Just a minor detail:  IMO, while Android is good, the design
undershoots rather than challenges the technology -- it's a bit too
primitive/limiting for the hardware of 2 years from now.

And I don't think that Oracle is trying to claim that bytecode/JVM is
their invention.  Rather, they probably have several patents on
specific details they hope to cash in on.  A good patent engineer can
always find a crack in existing patents in which to claim some new
territory.

On Aug 20, 12:25 am, gosh <[email protected]> wrote:
> The Irony of Java's success on the device UI via Android
>
> There's lots of irony in the successful use of the Java 'language'
> within the phenomena that the Android OS has become. E.g.
> Java began life at Sun as Oak which was meant to be a language for
> small devices up to set-top boxes. It went on at Sun to become a whole
> 'platform' of APIs too, that technically challenged other OS's such as
> Windows, and whole server stacks of all persuasions - to the point
> where Microsoft had to then develop the .Net platform to stay ahead in
> the game. (I use that unfolding Java scenario as the ultimate case of
> 'scope creep' to my students).
> Ultimately Java made its name and market running server-side, away
> from user-interfaces.

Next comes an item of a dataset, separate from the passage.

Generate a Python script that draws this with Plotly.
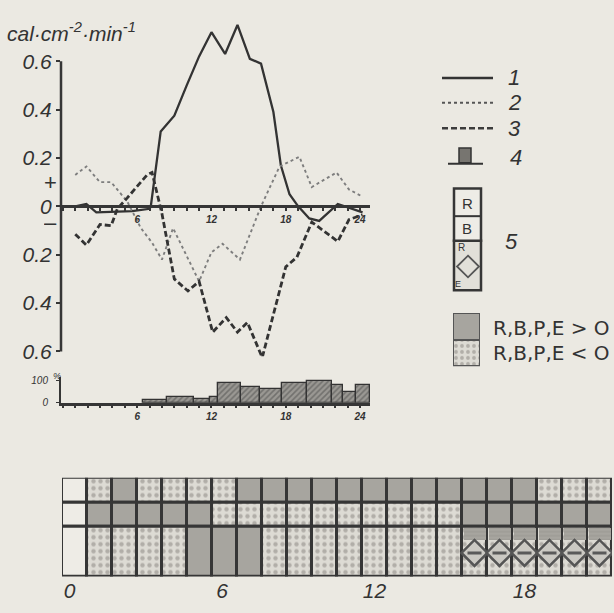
import plotly.graph_objects as go

W, H = 614, 613
BG = '#ebe9e2'
INK = '#363636'

# ---------------- data ----------------
# curve 1 (solid)
hours_1 = [1.0, 1.9, 2.7, 5.6, 7.0, 7.1, 7.9, 9.0, 10.0, 11.0, 12.0, 13.1, 14.1, 15.1, 16.0,
           17.0, 17.6, 18.3, 19.0, 19.9, 20.7, 22.2, 24.2]
curve_1 = [0.0, 0.01, -0.025, -0.02, -0.01, 0.0, 0.31, 0.375, 0.50, 0.62, 0.72, 0.63, 0.75, 0.61, 0.59,
           0.39, 0.17, 0.05, 0.0, -0.05, -0.06, 0.01, -0.025]
# curve 2 (dotted)
hours_2 = [1.0, 1.9, 3.0, 3.9, 5.2, 6.3, 7.2, 8.0, 8.9, 11.0, 12.0, 12.9, 14.3, 16.0, 17.5,
           19.1, 20.1, 22.1, 23.1, 24.2]
curve_2 = [0.13, 0.165, 0.10, 0.10, 0.02, -0.09, -0.15, -0.22, -0.09, -0.31, -0.19, -0.155, -0.22, 0.0, 0.165,
           0.205, 0.08, 0.14, 0.07, 0.04]
# curve 3 (dashed)
hours_3 = [1.0, 1.9, 3.0, 3.9, 4.4, 5.2, 6.8, 7.2, 8.0, 9.0, 10.1, 11.0, 12.1, 13.2, 14.1, 14.9,
           16.1, 18.0, 18.9, 20.1, 22.2, 23.1, 24.2]
curve_3 = [-0.115, -0.16, -0.075, -0.08, -0.01, 0.035, 0.13, 0.14, -0.03, -0.30, -0.35, -0.31, -0.52, -0.46, -0.52, -0.48,
           -0.625, -0.25, -0.21, -0.065, -0.145, -0.055, -0.035]
# 4: histogram (%)
hist_start = [6.5, 8.4, 10.6, 11.9, 12.5, 14.4, 15.9, 17.7, 19.7, 21.7, 22.6, 23.7]
hist_end = [8.4, 10.6, 11.9, 12.5, 14.4, 15.9, 17.7, 19.7, 21.7, 22.6, 23.7, 24.8]
hist_pct = [12, 26, 15, 26, 91, 71, 61, 91, 100, 80, 50, 83]

# 5: hourly sign grid (0 = none, 1 = < 0 dotted, 2 = > 0 grey)
grid_hours = list(range(22))
row_R = [0, 1, 2, 1, 1, 1, 1, 2, 2, 2, 2, 2, 2, 2, 2, 2, 2, 2, 2, 1, 1, 1]
row_B = [0, 2, 2, 2, 2, 2, 1, 1, 1, 1, 1, 1, 1, 1, 1, 1, 2, 2, 2, 2, 2, 2]
row_P = [0, 1, 1, 1, 1, 2, 2, 2, 1, 1, 1, 1, 1, 1, 1, 1, 1, 1, 1, 1, 1, 1]
row_P_strip = [0] * 16 + [1] * 6
row_E = [0] * 16 + [-1] * 6

x_ticks_main = list(range(0, 25))
x_labels_main = {6: '6', 12: '12', 18: '18', 24: '24'}
y_ticks_main = [0.6, 0.4, 0.2, 0, -0.2, -0.4, -0.6]
y_labels_main = ['0.6', '0.4', '0.2', '0', '0.2', '0.4', '0.6']
sign_ticks = [0.1, -0.065]
sign_labels = ['+', '–']
grid_tick_labels = ['0', '6', '12', '18']

# ---------------- helpers ----------------
def fx(px):
    return px / W

def fy(py):
    return 1 - py / H

COL_BLANK = '#eeece6'
COL_DOT_BG = '#dddbd4'
COL_DOT_FG = '#85827c'
COL_GREY = '#a7a59f'
FONT = 'Liberation Sans, Arial, sans-serif'
FONT_UP = 'DejaVu Sans, sans-serif'

fig = go.Figure()

# main curves
fig.add_trace(go.Scatter(x=hours_1, y=curve_1, mode='lines',
                         line=dict(color='#333333', width=2.3), xaxis='x', yaxis='y'))
fig.add_trace(go.Scatter(x=hours_2, y=curve_2, mode='lines',
                         line=dict(color='#7e7e7e', width=1.9, dash='dot'), xaxis='x', yaxis='y'))
fig.add_trace(go.Scatter(x=hours_3, y=curve_3, mode='lines',
                         line=dict(color='#333333', width=2.8, dash='6px,3px'), xaxis='x', yaxis='y'))

# histogram
mids = [(a + b) / 2 for a, b in zip(hist_start, hist_end)]
widths = [b - a for a, b in zip(hist_start, hist_end)]
fig.add_trace(go.Bar(x=mids, y=hist_pct, width=widths, xaxis='x3', yaxis='y3',
                     marker=dict(color='#8c8a85',
                                 pattern=dict(shape='/', fgcolor='#4a4a4a', bgcolor='#9a9893',
                                              size=4, solidity=0.4, fillmode='overlay'),
                                 line=dict(color='#333333', width=1.3))))

# grid
def cell_marker(cat):
    if cat == 0:
        return dict(color=COL_BLANK, line=dict(color=INK, width=3))
    if cat == 1:
        return dict(color=COL_DOT_BG,
                    pattern=dict(shape='.', fgcolor=COL_DOT_FG, bgcolor=COL_DOT_BG,
                                 size=7, solidity=0.32, fillmode='overlay'),
                    line=dict(color=INK, width=3))
    return dict(color=COL_GREY, line=dict(color=INK, width=3))

rows = [(row_R, 3, 1), (row_B, 2, 1), (row_P, 0, 2)]
for row, base, height in rows:
    for cat in (0, 1, 2):
        xs = [h + 0.5 for h, v in zip(grid_hours, row) if v == cat]
        if not xs:
            continue
        fig.add_trace(go.Bar(x=xs, y=[height] * len(xs), base=[base] * len(xs), width=1,
                             marker=cell_marker(cat), xaxis='x4', yaxis='y4'))

xs_strip = [h + 0.5 for h, v in zip(grid_hours, row_P_strip) if v == 1]
fig.add_trace(go.Bar(x=xs_strip, y=[0.48] * len(xs_strip), base=[1.5] * len(xs_strip), width=0.88,
                     marker=dict(color=COL_GREY,
                                 pattern=dict(shape='-', fgcolor='#8a8883', bgcolor=COL_GREY,
                                              size=4, solidity=0.25, fillmode='overlay'),
                                 line=dict(width=0)),
                     xaxis='x4', yaxis='y4'))
xs_e = [h + 0.5 for h, v in zip(grid_hours, row_E) if v == -1]
fig.add_trace(go.Scatter(x=xs_e, y=[0.95] * len(xs_e), mode='markers', xaxis='x4', yaxis='y4',
                         marker=dict(symbol='diamond', size=20, color='#cbc9c3',
                                     line=dict(color='#555555', width=2.5))))
fig.add_trace(go.Scatter(x=xs_e, y=[0.95] * len(xs_e), mode='markers', xaxis='x4', yaxis='y4',
                         marker=dict(symbol='line-ew', size=10,
                                     line=dict(color='#5a5a5a', width=3))))

# legend patches (> 0 grey, < 0 dotted)
fig.add_trace(go.Bar(x=[0.5], y=[1], base=[1], width=1, xaxis='x5', yaxis='y5',
                     marker=dict(color=COL_GREY, line=dict(color='#555555', width=2))))
fig.add_trace(go.Bar(x=[0.5], y=[1], base=[0], width=1, xaxis='x5', yaxis='y5',
                     marker=dict(color=COL_DOT_BG,
                                 pattern=dict(shape='.', fgcolor=COL_DOT_FG, bgcolor=COL_DOT_BG,
                                              size=6, solidity=0.32, fillmode='overlay'),
                                 line=dict(color='#555555', width=2))))

ital = dict(family=FONT, color='#333333', style='italic')

fig.update_layout(
    width=W, height=H, margin=dict(l=0, r=0, t=0, b=0),
    paper_bgcolor=BG, plot_bgcolor='rgba(0,0,0,0)',
    showlegend=False, barmode='overlay', bargap=0, hovermode=False,
    xaxis=dict(domain=[fx(61), fx(370)], range=[-0.15, 24.8], anchor='free', position=fy(207),
               showline=True, linecolor=INK, linewidth=2.5, ticks='outside', ticklen=3,
               tickwidth=1.5, tickcolor=INK,
               tickvals=x_ticks_main, ticktext=[x_labels_main.get(v, '') for v in x_ticks_main],
               tickfont=dict(ital, size=10, weight='bold'), showgrid=False, zeroline=False),
    yaxis=dict(domain=[fy(359), fy(11)], range=[-0.62, 0.80], anchor='x',
               showline=False, ticks='outside', ticklen=4, tickwidth=2, tickcolor=INK,
               tickvals=y_ticks_main, ticktext=y_labels_main,
               tickfont=dict(ital, size=21), showgrid=False, zeroline=False),
    xaxis3=dict(domain=[fx(61), fx(370)], range=[-0.15, 24.8], anchor='y3',
                showline=True, linecolor=INK, linewidth=2.5, ticks='outside', ticklen=3,
                tickwidth=1.5, tickcolor=INK,
                tickvals=x_ticks_main, ticktext=[x_labels_main.get(v, '') for v in x_ticks_main],
                tickfont=dict(ital, size=10, weight='bold'), showgrid=False, zeroline=False),
    yaxis3=dict(domain=[fy(406), fy(380)], range=[0, 118], anchor='x3',
                showline=True, linecolor=INK, linewidth=2, ticks='outside', ticklen=3,
                tickcolor=INK, tickvals=[0, 100], ticktext=['0', '100'], ticklabelstandoff=6,
                tickfont=dict(ital, size=10), showgrid=False, zeroline=False),
    xaxis4=dict(domain=[fx(62), fx(612)], range=[0, 22], anchor='y4',
                showline=False, ticks='', tickvals=[0.3, 6.4, 12.5, 18.5], ticktext=grid_tick_labels,
                tickfont=dict(ital, size=21), showgrid=False, zeroline=False),
    yaxis4=dict(domain=[fy(582), fy(482)], range=[0, 4], anchor='x4', visible=False),
    xaxis5=dict(domain=[fx(453), fx(480)], range=[0, 1], anchor='y5', visible=False),
    yaxis5=dict(domain=[fy(369), fy(315)], range=[0, 2], anchor='x5', visible=False),
)

shapes = []
# main y axis line
shapes.append(dict(type='line', xref='x domain', x0=0, x1=0, yref='y', y0=-0.6, y1=0.6,
                   line=dict(color=INK, width=2.5)))
# legend samples 1-4
shapes.append(dict(type='line', xref='paper', yref='paper', x0=fx(442), x1=fx(493), y0=fy(77), y1=fy(77),
                   line=dict(color='#333333', width=2.3)))
shapes.append(dict(type='line', xref='paper', yref='paper', x0=fx(442), x1=fx(493), y0=fy(102), y1=fy(102),
                   line=dict(color='#555555', width=2, dash='dot')))
shapes.append(dict(type='line', xref='paper', yref='paper', x0=fx(442), x1=fx(493), y0=fy(128), y1=fy(128),
                   line=dict(color='#3c3c3c', width=2.5, dash='6px,3px')))
shapes.append(dict(type='rect', xref='paper', yref='paper', x0=fx(459), x1=fx(471), y0=fy(163), y1=fy(148),
                   fillcolor='#777570', line=dict(color='#333333', width=1.5)))
shapes.append(dict(type='line', xref='paper', yref='paper', x0=fx(448), x1=fx(483), y0=fy(164), y1=fy(164),
                   line=dict(color='#333333', width=2)))
# legend 5 box
shapes.append(dict(type='rect', xref='paper', yref='paper', x0=fx(454), x1=fx(481), y0=fy(292), y1=fy(242),
                   fillcolor='#e2e0d9', line=dict(color=INK, width=2.5)))
shapes.append(dict(type='rect', xref='paper', yref='paper', x0=fx(454), x1=fx(481), y0=fy(242), y1=fy(189),
                   fillcolor='#eeece6', line=dict(color=INK, width=2.5)))
shapes.append(dict(type='line', xref='paper', yref='paper', x0=fx(454), x1=fx(481), y0=fy(217), y1=fy(217),
                   line=dict(color=INK, width=2)))
cx, cy, r = 468, 268, 11
shapes.append(dict(type='path', xref='paper', yref='paper',
                   path=f'M {fx(cx)} {fy(cy - r)} L {fx(cx + r)} {fy(cy)} L {fx(cx)} {fy(cy + r)} L {fx(cx - r)} {fy(cy)} Z',
                   line=dict(color='#555555', width=1.8)))
fig.update_layout(shapes=shapes)

ann = []
def text(px, py, s, size, xanchor='center', italic=True, color='#333333', family=FONT):
    ann.append(dict(xref='paper', yref='paper', x=fx(px), y=fy(py), text=s, showarrow=False,
                    xanchor=xanchor, yanchor='middle',
                    font=dict(family=family, size=size, color=color,
                              style='italic' if italic else 'normal')))

# + / – sign labels on the main value axis (compact boxes so they do not collide with "0")
for v, s, hgt in zip(sign_ticks, sign_labels, [14, 8]):
    ann.append(dict(xref='x domain', yref='y', x=0, y=v, text=s, showarrow=False,
                    xanchor='right', yanchor='middle', xshift=-2, height=hgt, valign='middle',
                    font=dict(family=FONT, size=22, color='#333333')))

text(5, 30, 'cal·cm<sup>-2</sup>·min<sup>-1</sup>', 21, xanchor='left')
text(57, 379, '%', 9)
text(514, 77, '1', 22)
text(514, 102, '2', 22)
text(514, 128, '3', 22)
text(516, 158, '4', 22)
text(511, 243, '5', 22)
text(467, 204, 'R', 15, italic=False)
text(467, 230, 'B', 15, italic=False)
text(461, 249, 'R', 10, italic=False)
text(458, 286, 'E', 9, italic=False)
text(491, 330, 'R,B,P,E > O', 20, xanchor='left', italic=False, family=FONT_UP)
text(491, 356, 'R,B,P,E < O', 20, xanchor='left', italic=False, family=FONT_UP)
fig.update_layout(annotations=ann)

fig.write_html('out.html', config={'displayModeBar': False},
               post_script="document.body.style.margin='0';document.body.style.overflow='hidden';")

Desktop-wise, Swing was too much too late.
> Mobile-wise ME was too limited, too rigid, too early.
> The Android user UI classes and widgets (which are nothing like Swing
> or AWT - I know, as I tried to convert lots of swing code to them -
> and a total rewrite was required), have hit a sweet-spot on mobile
> devices, just when processing power, interactivity and screen
> presentation can provide a 'user experience', that the modern user now
> demands of their daily devices.
> Java the language, via Android the GUI  OS, has finally fulfilled
> Oak's original goal from way-back, of running on small devices and
> attracting a huge market there-on, in the process. That's Irony with a
> capital 'I'.
>
> As for the originality of byte-code and virtual machines - the P-
> System was doing all that with p-code, back in the days of 8-bit
> micros, before some fool at IBM chose MD-DOS over it as their standard
> OS for the new 16-bit Intel processor - and an eon before the
> invention of 'software patents' themselves.